*** Data lines
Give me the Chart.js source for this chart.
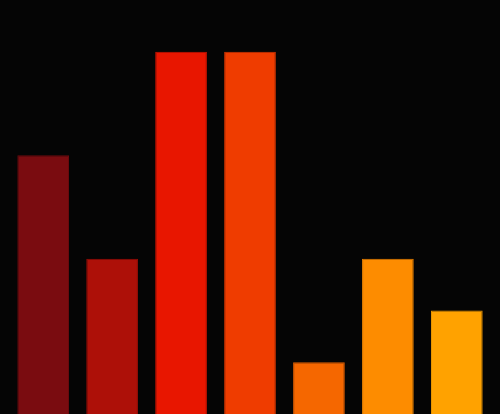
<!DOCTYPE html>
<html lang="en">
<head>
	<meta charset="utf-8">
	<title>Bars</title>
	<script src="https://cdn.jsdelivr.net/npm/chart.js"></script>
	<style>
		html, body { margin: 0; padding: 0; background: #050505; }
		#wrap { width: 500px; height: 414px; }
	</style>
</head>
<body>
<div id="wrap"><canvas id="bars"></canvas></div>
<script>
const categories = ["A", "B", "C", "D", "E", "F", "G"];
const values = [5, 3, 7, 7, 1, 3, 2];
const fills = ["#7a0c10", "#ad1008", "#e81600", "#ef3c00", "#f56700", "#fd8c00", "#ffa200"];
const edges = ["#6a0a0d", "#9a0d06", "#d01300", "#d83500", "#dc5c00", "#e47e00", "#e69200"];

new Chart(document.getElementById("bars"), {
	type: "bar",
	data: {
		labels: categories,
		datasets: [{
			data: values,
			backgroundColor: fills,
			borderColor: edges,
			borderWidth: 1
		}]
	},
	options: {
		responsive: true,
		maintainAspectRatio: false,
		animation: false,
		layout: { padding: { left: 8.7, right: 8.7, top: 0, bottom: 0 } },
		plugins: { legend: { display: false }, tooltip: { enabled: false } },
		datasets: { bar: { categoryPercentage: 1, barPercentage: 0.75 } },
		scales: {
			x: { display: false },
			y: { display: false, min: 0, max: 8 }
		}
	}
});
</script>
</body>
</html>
******
Omit any images, then output the listing exactly.

• **Answer below**
Give me the Chart.js source for this chart.
<!DOCTYPE html>
<html lang="en">
<head>
	<meta charset="utf-8">
	<title>Bars</title>
	<script src="https://cdn.jsdelivr.net/npm/chart.js"></script>
	<style>
		html, body { margin: 0; padding: 0; background: #050505; }
		#wrap { width: 500px; height: 414px; }
	</style>
</head>
<body>
<div id="wrap"><canvas id="bars"></canvas></div>
<script>
const categories = ["A", "B", "C", "D", "E", "F", "G"];
const values = [5, 3, 7, 7, 1, 3, 2];
const fills = ["#7a0c10", "#ad1008", "#e81600", "#ef3c00", "#f56700", "#fd8c00", "#ffa200"];
const edges = ["#6a0a0d", "#9a0d06", "#d01300", "#d83500", "#dc5c00", "#e47e00", "#e69200"];

new Chart(document.getElementById("bars"), {
	type: "bar",
	data: {
		labels: categories,
		datasets: [{
			data: values,
			backgroundColor: fills,
			borderColor: edges,
			borderWidth: 1
		}]
	},
	options: {
		responsive: true,
		maintainAspectRatio: false,
		animation: false,
		layout: { padding: { left: 8.7, right: 8.7, top: 0, bottom: 0 } },
		plugins: { legend: { display: false }, tooltip: { enabled: false } },
		datasets: { bar: { categoryPercentage: 1, barPercentage: 0.75 } },
		scales: {
			x: { display: false },
			y: { display: false, min: 0, max: 8 }
		}
	}
});
</script>
</body>
</html>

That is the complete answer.